爸干生产队队长那十年时间,是我记事最深的阶段。1983年土地刚分完不久,黄桷村书记就做爸的工作,让他干生产队长。爸年轻、有文化、品德好,我想这可能就是选他的原因吧。生产队长难当,而我们黄桷村11队的队长就更难当。山区常年缺水,耕地和田都是一小块一小块分散的,不集中,每年二十多户社员的庄稼全靠引进岷江河里的水。庄稼就是生计,生产队很贫穷,还要买抽水机和很多的接水管,从岷江河里引水,抽到靠近岷江河的最高的那座山顶上,再挖沟通渠到队里的每一块耕地和田里。当时生产力很落后,爸组织村里几个愿意干的叔伯们,筹钱挖沟排渠安装接管等,抽水机只能买到用过的费铁组装起来用,常常出故障。爸十年里一个人也整夜整夜地住在抽水机旁搭建的棚子里,我们都见不着他,家里的农活全压在妈一个人身上。外公外婆舅舅姨姨们年年都来帮我们家干活。妈埋怨了爸很多年,劳累到满身都是病痛,后来爸开始无微不至地照顾着她。抽水机很大而且很重,修机器、抬机器就只有他们那些人。队里姜伯伯因为抬这台机器伤了腰,脊柱和腰部器官全部断裂,爸也几次闪着腰,现在腰椎毛病都难治,直立不了。那姜伯伯全身瘫痪了,现在还没能办残疾证,被在成都打工的儿子养着。
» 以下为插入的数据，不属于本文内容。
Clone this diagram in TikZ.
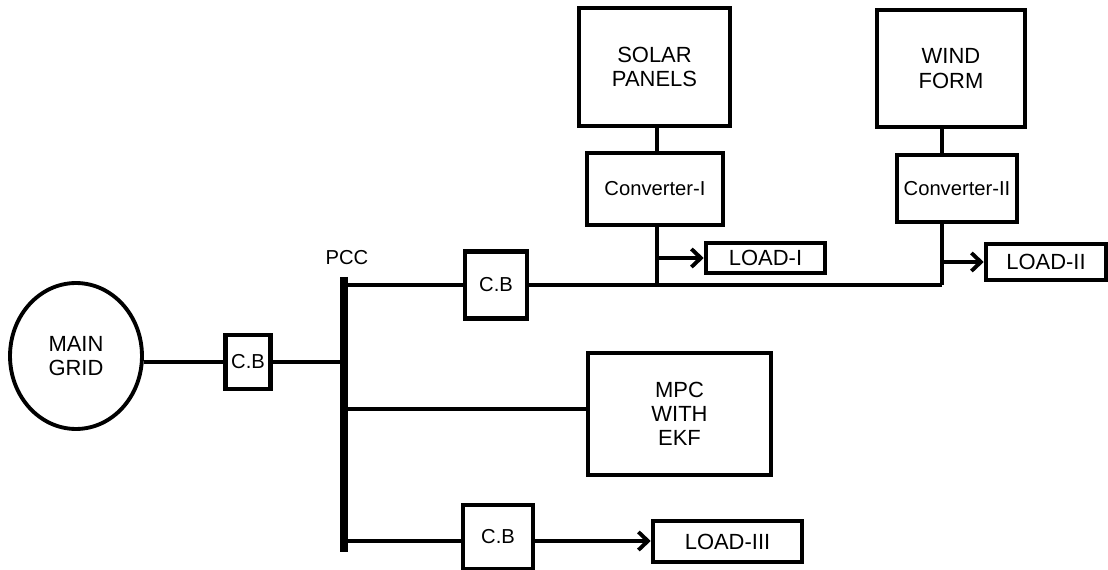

每年的生产计划,种什么作物,什么地适合种什么,种子到哪买,哪家要种什么,哪家更困难,哪家和哪家什么原因有矛盾,爸都心中都有数,事无巨细。遇到困难,向黄桷村书记讲,解决不了,又让他到瑞峰镇里去说,还解决不了,再到青神县政府去申请。为此,那些年只要是爸在家的时候,必定是上面领导来视察村里情况后在家里吃饭。招待领导买不起肉,爸妈就把自家的豆子磨细,做豆花,不久生产队的豆花饭就被传开了。领导走后,爸就扯着高音通知家家户户开会;生产队里出现了啥事情,也要通知大家开会。那些年,我家隔三差五地就开这会、那会开的,我至今记忆犹新。有时一些不讲理的叔伯孃们把爸骂的真难听,爸脾气好,从不跟他们斗嘴,我想这就是爸到现在都默默做事不爱言语的原因吧!但教育我们的时候就像在会上宣布事情一样,铿锵有力,滔滔不绝的,长大后我都烦他用那种正直的口气教育我。真像:“落花不是无情物,化作春泥更护花!”又似:“横眉冷对千夫指,俯首甘为孺子牛!”
我迷恋她,迷恋大自然给予人类最美好的礼物。